Tuesday, January 02, 2007

Losing My Hair

She's behind me on a bicycle, there with the ____ in her hair. It's like hair sometimes, the way patches of memory fall out. The wind in her hair. The wind in her hair. Memories of images, but more common than that, memories of memories, memories of the language used to explain memories. She's there, there with the wind in her ____. There with the wind in her hair she rides on, my blonde blonde pony just before dawn. Clumps may fall out here and there, but others, they, they, they are here to stay, regardless of in what context we may find them, every new context tries to bind them to a rigid meaning, a feeling, but they are too difficult to grasp, slippery, fleeting. What was that thing? But now it's gone. Racing like horses just before dawn. And if I dare? If I dare to remember it like she's still there? Dare to change my course upon a stair? Staring into her eyes after she's gone, leaving for home just before dawn. The meaningless glance here or there, the awkward moment in a stare, the enlarged moment in a stare, staring at the stare for hours on end, trying to bend it break it make it bend, analyzing it until no end, is it an anomaly or is it a trend, is there more around the bend, are we in a story without an end, we can't pretend to know where we're going, you and I and all between us, like a river after a storm, overflowing, like a born-again Christian, hope is growing, like a soothsayer, always knowing, like a rhyme-sprayer, overflowing.

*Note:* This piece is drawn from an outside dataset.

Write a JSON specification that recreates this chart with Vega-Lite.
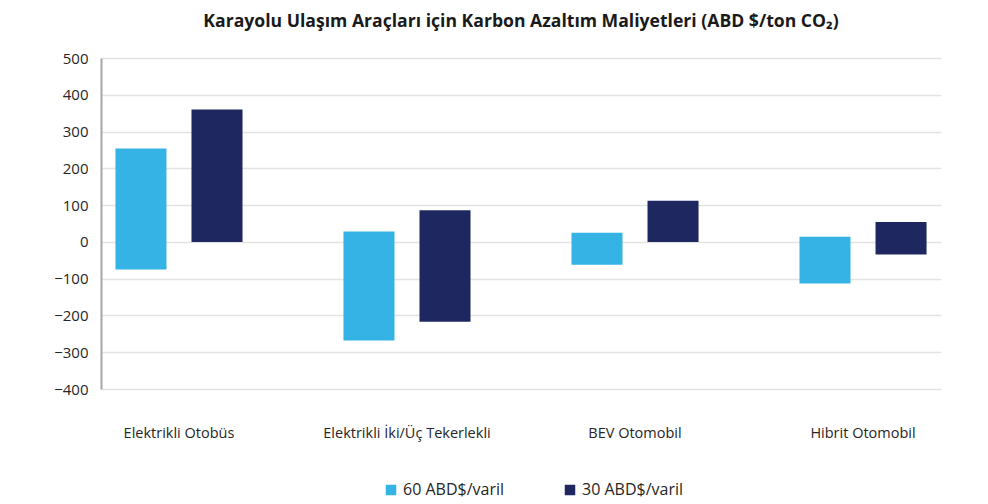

There will be time, I tell myself as I put the memories away. Time for a hundred indecisions, time for a million mnemonic derisions, time for a billion fleeting visions, time for zero recognitions, of the past. The past has passed but the passed will last, even the last of the past is the passed past that will last. And it never dies, it's already dead, the unread book that's already read, the memories all reborn in my head, after I go to sleep and before I go to bed. The wind in her hair that day she rode on, riding towards home and it's not even dawn.